Ahh. My favorite target "The Pussycat Dolls." They have embraced their core audience (tweens) and are now going after them directly:
Eleven female contestants -- all about age 20 and competing for places in Girlicious, the Pussycat Dolls spinoff group the show will found -- were to perform to an audience of tween girls, the age group that made Miley Cyrus so popular that she was an Oscar presenter this year."This is part of the key demographic you want buying your CDs," intoned Antin. "They're the ones that dictate the future of music."
And the music industry needs them, if only because the tweens are largely believed to still purchase CDs.

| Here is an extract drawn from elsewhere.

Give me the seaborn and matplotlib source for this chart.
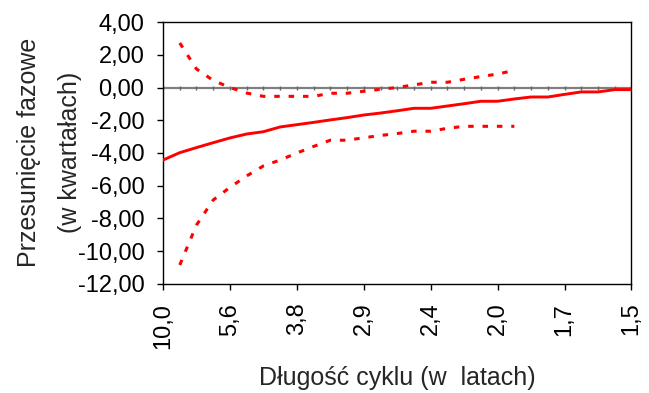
import numpy as np
import pandas as pd
import matplotlib
matplotlib.use("Agg")
import matplotlib.pyplot as plt
import seaborn as sns

# Cycle length (years) for each frequency point
cycle_labels = ["10,0", "8,3", "7,1", "6,3", "5,6", "5,0", "4,5", "4,2", "3,8", "3,6",
                "3,3", "3,1", "2,9", "2,8", "2,6", "2,5", "2,4", "2,3", "2,2", "2,1",
                "2,0", "1,9", "1,9", "1,8", "1,7", "1,7", "1,6", "1,6", "1,5"]

phase_shift = [-4.43, -3.98, -3.67, -3.37, -3.08, -2.84, -2.70, -2.41, -2.27, -2.13,
               -1.98, -1.84, -1.68, -1.56, -1.42, -1.27, -1.27, -1.13, -0.99, -0.84,
               -0.84, -0.70, -0.58, -0.58, -0.42, -0.27, -0.27, -0.13, -0.13]

upper_band = [np.nan, 2.72, 1.13, 0.43, 0.00, -0.34, -0.54, -0.54, -0.54, -0.54,
              -0.35, -0.35, -0.23, -0.11, 0.00, 0.16, 0.32, 0.32, 0.50, 0.67,
              0.82, 1.05, np.nan, np.nan, np.nan, np.nan, np.nan, np.nan, np.nan]

lower_band = [np.nan, -10.84, -8.40, -6.87, -6.10, -5.40, -4.79, -4.43, -4.00, -3.60,
              -3.22, -3.22, -3.07, -2.93, -2.81, -2.67, -2.67, -2.49, -2.37, -2.37,
              -2.37, -2.37, np.nan, np.nan, np.nan, np.nan, np.nan, np.nan, np.nan]

shown_every = 4

sns.set_style("white")
plt.rcParams["font.family"] = ["Liberation Sans", "DejaVu Sans"]

idx = np.arange(len(cycle_labels))
df = pd.DataFrame({"i": idx, "phase": phase_shift,
                   "upper": upper_band, "lower": lower_band})

fig = plt.figure(figsize=(6.49, 3.93), dpi=100)
ax = fig.add_axes([0.2512, 0.2774, 0.9730 - 0.2512, 0.944 - 0.2774])

TICK_FS = 17
LABEL_FS = 18

# zero line with small category ticks
ax.axhline(0, color="#808080", lw=1.6, zorder=1)
ax.plot(idx, np.zeros(len(idx)), ls="none", marker="|", ms=2.6, mew=1.0,
        color="#666666", zorder=1)

dot = (0, (1.8, 2.9))
sns.lineplot(data=df, x="i", y="upper", ax=ax, color="#ff0000", lw=2.2,
             linestyle=dot, dash_capstyle="butt", zorder=3)
sns.lineplot(data=df, x="i", y="lower", ax=ax, color="#ff0000", lw=2.2,
             linestyle=dot, dash_capstyle="butt", zorder=3)
sns.lineplot(data=df, x="i", y="phase", ax=ax, color="#ff0000", lw=2.1, zorder=4)

ax.set_xlim(0, len(idx) - 1)
ax.set_ylim(-12, 4)
ax.set_yticks(np.arange(-12, 4.01, 2))
ax.set_yticklabels([f"{v:.2f}".replace(".", ",") for v in np.arange(-12, 4.01, 2)])
ax.set_xticks(idx[::shown_every])
ax.set_xticklabels(cycle_labels[::shown_every], rotation=90)

for s in ax.spines.values():
    s.set_visible(True)
    s.set_color("black")
    s.set_linewidth(1.0)

ax.tick_params(axis="both", direction="out", length=4.5, width=1.0, color="black",
               labelsize=TICK_FS, labelcolor="black", left=True, bottom=True)
ax.tick_params(axis="y", pad=9)
ax.tick_params(axis="x", pad=9)

ax.set_xlabel("Długość cyklu (w  latach)", fontsize=LABEL_FS)
ax.xaxis.set_label_coords(0.5, -0.312)
ax.set_ylabel("Przesunięcie fazowe\n(w kwartałach)", fontsize=LABEL_FS,
              linespacing=1.9)
ax.yaxis.set_label_coords(-0.173, 0.504)
ax.grid(False)

fig.savefig("out.png", dpi=100)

If junior high kids weren't entirely responsible for what Nielsen SoundScan estimates as 2.8 million copies sold of "PCD," the debut album from the Pussycat Dolls that contained the (still) inescapable single "Don't Cha," Antin knows they accounted for a sizable percentage.
"If you go to a Pussycat Dolls concert, it's all these little girls, and they all have on their hoodies," Antin said recently in the family room of her modest one-story West Hollywood home. "When I first started the Pussycat Dolls, I never would have imagined that would become our target audience. But it makes so much sense. My idea, from the very beginning, was to have sort of live dolls, dancing and singing. That's what these girls relate to."
Source: Idolator/L.A. Times
Posted by anastasia
Music | TV | Tweens






Comments
Suppose a tween in 1984 bought a Madonna album, and a tween in 2008 bought a PCD album.
What's the difference?
Both acts involve female pop singers emphasizing sexuality.